Editing of the pipeline

The NodeGraphEditor is completely decoupled from the pipeline. This means it does not know what the pipeline is. It only knows about a node graph, described using the EditNodeGraph trait and nodes described by the EditNode trait.

EditNodeGraph defines that in a node graph, nodes can be queried, added and removed. A node described by EditNode defines some visual attributes, as well as how to connect and disconnect their inputs to outputs. The EditNode::ui method describes the UI of the node in a procedural way, including all inputs, outputs and all settings a node has.

All nodes are implemented here.

Execution of the pipeline

The execution system is represented by PipelineExecutor. The execution model is based on concurrent tokio::tasks. Every node in the pipeline has an associated task.

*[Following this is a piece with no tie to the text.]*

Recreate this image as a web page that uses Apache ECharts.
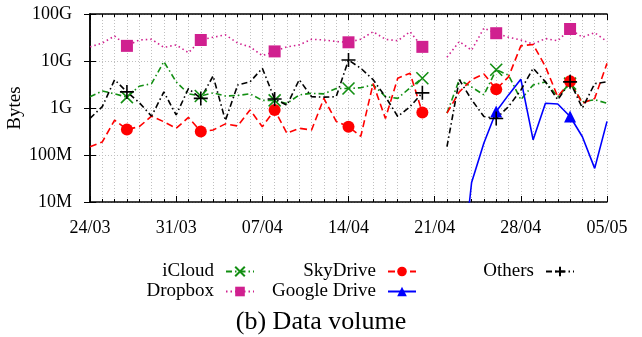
<!DOCTYPE html>
<html>
<head>
<meta charset="utf-8">
<script src="https://cdn.jsdelivr.net/npm/echarts@6/dist/echarts.min.js"></script>
<style>
  html, body { margin: 0; padding: 0; background: #fff; }
  #chart { width: 642px; height: 337px; }
</style>
</head>
<body>
<div id="chart"></div>
<script>
// day index 0 = 24/03, 42 = 05/05 (no data on 21/04)
var tickLabels = ['24/03', '31/03', '07/04', '14/04', '21/04', '28/04', '05/05'];
var yLabels = ['10M', '100M', '1G', '10G', '100G'];

var M = 1e6, G = 1e9;
var icloud = [1.74*G, 2.3*G, 2.0*G, 1.7*G, 2.9*G, 3.3*G, 9.7*G, 3.6*G, 2.0*G, 1.8*G,
  2.1*G, 1.8*G, 1.85*G, 2.0*G, 1.45*G, 1.45*G, 1.25*G, 1.9*G, 2.05*G, 2.0*G,
  2.6*G, 2.6*G, 2.7*G, 3.1*G, 1.75*G, 1.6*G, 2.7*G, 4.3*G, null, 780*M,
  4.0*G, 2.8*G, 1.9*G, 6.5*G, 5.0*G, 1.5*G, 3.1*G, 3.6*G, 1.74*G, 3.3*G,
  1.35*G, 1.5*G, 1.26*G];
var dropbox = [20*G, 24*G, 34*G, 21*G, 28*G, 29*G, 19.5*G, 22*G, 15*G, 28*G,
  32*G, 36*G, 24*G, 20*G, 13*G, 16*G, 20*G, 22*G, 29*G, 28*G,
  26*G, 25*G, 29*G, 42*G, 29*G, 27*G, 42*G, 20*G, null, 12*G,
  26*G, 17*G, 50*G, 39*G, 32*G, 28*G, 23*G, 30*G, 27*G, 48*G,
  32*G, 40*G, 26*G];
var skydrive = [150*M, 190*M, 550*M, 350*M, 400*M, 670*M, 510*M, 370*M, 630*M, 315*M,
  340*M, 460*M, 415*M, 910*M, 400*M, 910*M, 290*M, 370*M, 340*M, 1.6*G,
  520*M, 400*M, 250*M, 3.3*G, 600*M, 4.3*G, 5.5*G, 800*M, null, 780*M,
  2.2*G, 4.0*G, 5.3*G, 2.5*G, 4.6*G, 21*G, 22.5*G, 7.6*G, 1.74*G, 3.7*G,
  1.26*G, 1.6*G, 8.9*G];
var gdrive = [null, null, null, null, null, null, null, null, null, null,
  null, null, null, null, null, null, null, null, null, null,
  null, null, null, null, null, null, null, null, null, null,
  0.1*M, 26*M, 180*M, 840*M, 1.9*G, 4.1*G, 210*M, 1.26*G, 1.22*G, 660*M,
  245*M, 52*M, 520*M];
var others = [600*M, 1.07*G, 4.0*G, 2.2*G, 1.3*G, 670*M, 2.2*G, 710*M, 2.6*G, 1.6*G,
  4.8*G, 540*M, 3.1*G, 3.6*G, 7.0*G, 1.55*G, 1.15*G, 4.0*G, 1.74*G, 1.7*G,
  1.74*G, 10.5*G, 7.0*G, 4.0*G, 1.74*G, 660*M, 1.07*G, 2.1*G, null, 150*M,
  4.0*G, 1.5*G, 660*M, 600*M, 1.07*G, 2.4*G, 7.0*G, 3.6*G, 1.5*G, 3.6*G,
  1.0*G, 3.3*G, 3.6*G];

var FONT = 'Liberation Serif';
var crossPath = 'path://M0,0L10,10M10,0L0,10';
var plusPath = 'path://M5,0L5,10M0,5L10,5';

function pairs(arr) {
  return arr.map(function (v, i) { return [i, v]; });
}

// a marker every 6 days, starting at 27/03
function makeSeries(name, data, color, dash, symbol, size, stroked) {
  return {
    name: name,
    type: 'line',
    data: pairs(data),
    connectNulls: false,
    showSymbol: true,
    showAllSymbol: true,
    symbol: symbol,
    symbolSize: function (val, params) {
      return params.dataIndex % 6 === 3 ? size : 0;
    },
    lineStyle: { color: color, width: 1.6, type: dash },
    itemStyle: stroked
      ? { color: color, borderColor: color, borderWidth: 1.6 }
      : { color: color, borderWidth: 0 },
    emphasis: { disabled: true }
  };
}

function legendAt(name, right, top) {
  return {
    data: [name],
    right: right,
    top: top,
    padding: 0,
    align: 'right',
    itemWidth: 28,
    itemHeight: 12,
    selectedMode: false,
    textStyle: { fontFamily: FONT, fontSize: 19, color: '#000', padding: [0, 7, 0, 0] }
  };
}

var chart = echarts.init(document.getElementById('chart'));

var option = {
  animation: false,
  backgroundColor: '#fff',
  title: {
    text: '(b) Data volume',
    left: 'center',
    top: 309,
    padding: 0,
    textStyle: { fontFamily: FONT, fontSize: 26, fontWeight: 'normal', color: '#000' }
  },
  legend: [
    legendAt('iCloud', 387, 262),
    legendAt('Dropbox', 387, 282),
    legendAt('SkyDrive', 225, 262),
    legendAt('Google Drive', 225, 282),
    legendAt('Others', 67, 262)
  ],
  grid: { left: 90, right: 35, top: 14, bottom: 135, containLabel: false, outerBoundsMode: 'none' },
  xAxis: [{
    type: 'value',
    min: 0,
    max: 42,
    interval: 7,
    axisLine: { lineStyle: { color: '#000', width: 1.5 } },
    axisTick: { inside: true, length: 6, lineStyle: { color: '#000' } },
    minorTick: { show: true, splitNumber: 7, length: 3, lineStyle: { color: '#000' } },
    axisLabel: {
      margin: 17,
      fontFamily: FONT, fontSize: 18, color: '#000',
      formatter: function (v) { return tickLabels[Math.round(v / 7)]; }
    },
    splitLine: { show: true, lineStyle: { color: '#c0c0c0', type: [1, 2] } },
    minorSplitLine: { show: true, lineStyle: { color: '#c0c0c0', type: [1, 2] } }
  }, {
    type: 'value',
    position: 'top',
    min: 0,
    max: 42,
    interval: 7,
    axisLine: { lineStyle: { color: '#000', width: 1.5 } },
    axisTick: { inside: true, length: 6, lineStyle: { color: '#000' } },
    minorTick: { show: true, splitNumber: 7, length: 3, lineStyle: { color: '#000' } },
    axisLabel: { show: false },
    splitLine: { show: false }
  }],
  yAxis: [{
    type: 'log',
    logBase: 10,
    min: 1e7,
    max: 1e11,
    name: 'Bytes',
    nameLocation: 'middle',
    nameGap: 65,
    nameMoveOverlap: false,
    nameTextStyle: { fontFamily: FONT, fontSize: 19, color: '#000' },
    axisLine: { show: true, lineStyle: { color: '#000', width: 1.5 } },
    axisTick: { show: true, inside: true, length: 6, lineStyle: { color: '#000' } },
    axisLabel: {
      margin: 18,
      fontFamily: FONT, fontSize: 18, color: '#000',
      formatter: function (v) { return yLabels[Math.round(Math.log10(v)) - 7]; }
    },
    splitLine: { show: true, lineStyle: { color: '#c0c0c0', type: [1, 2] } }
  }, {
    type: 'log',
    logBase: 10,
    min: 1e7,
    max: 1e11,
    position: 'right',
    axisLine: { show: true, lineStyle: { color: '#000', width: 1.5 } },
    axisTick: { show: true, inside: true, length: 6, lineStyle: { color: '#000' } },
    axisLabel: { show: false },
    splitLine: { show: false }
  }],
  series: [
    makeSeries('iCloud', icloud, '#138f13', [6, 3, 1.5, 3], crossPath, 12, true),
    makeSeries('Dropbox', dropbox, '#d0208f', [1.5, 3], 'rect', 12, false),
    makeSeries('SkyDrive', skydrive, '#ff0000', [7, 4], 'circle', 12, false),
    makeSeries('Google Drive', gdrive, '#0000ff', 'solid', 'triangle', 12, false),
    makeSeries('Others', others, '#000000', [6, 3, 1.5, 3], plusPath, 14, true)
  ]
};

chart.setOption(option);
</script>
</body>
</html>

This task is referred to as a node task and runs an event loop, which listens to multiple message channels from tokio::sync. Some channels are connected to the PipelineExecutor, which sends notices about configuration changes. Others are connected to other node tasks, to receive and send data trough the pipeline.

The NodeTask trait describes a specific nodes task. The implementer must provide methods to connect and disconnect inputs and sync the task settings with the high level PipelineNode. The implementer is also responsible for implementing the logic to listen to outputs and handle their request. He is free to use his inputs to request data that is needed to respond to a request.

All nodes are implemented here. The implementation of algorithms is always found at the bottom of the file.

Algorithm implementations:

• All filters: /src/pipeline/nodes/filter.rs (line 490)
• Follow lumen: /src/pipeline/nodes/follow_lumen.rs (line 371)
• Follow catheter: /src/pipeline/nodes/follow_catheter.rs (line 327)
• Generate mesh: /src/pipeline/nodes/generate_mesh.rs (line 249)
• Calculate diameter: /src/pipeline/nodes/diameter.rs (line 228)
• Process raw M scan
  • Processing: /src/pipeline/nodes/process_raw_m_scan.rs (line 472)
  • Rescaling: /src/pipeline/nodes/process_raw_m_scan.rs (line 258)
• Remove detector offset: /src/pipeline/nodes/remove_detector_defect.rs (line 156)
• Segment B scan: /src/pipeline/nodes/segment_b_scans.rs (line 241)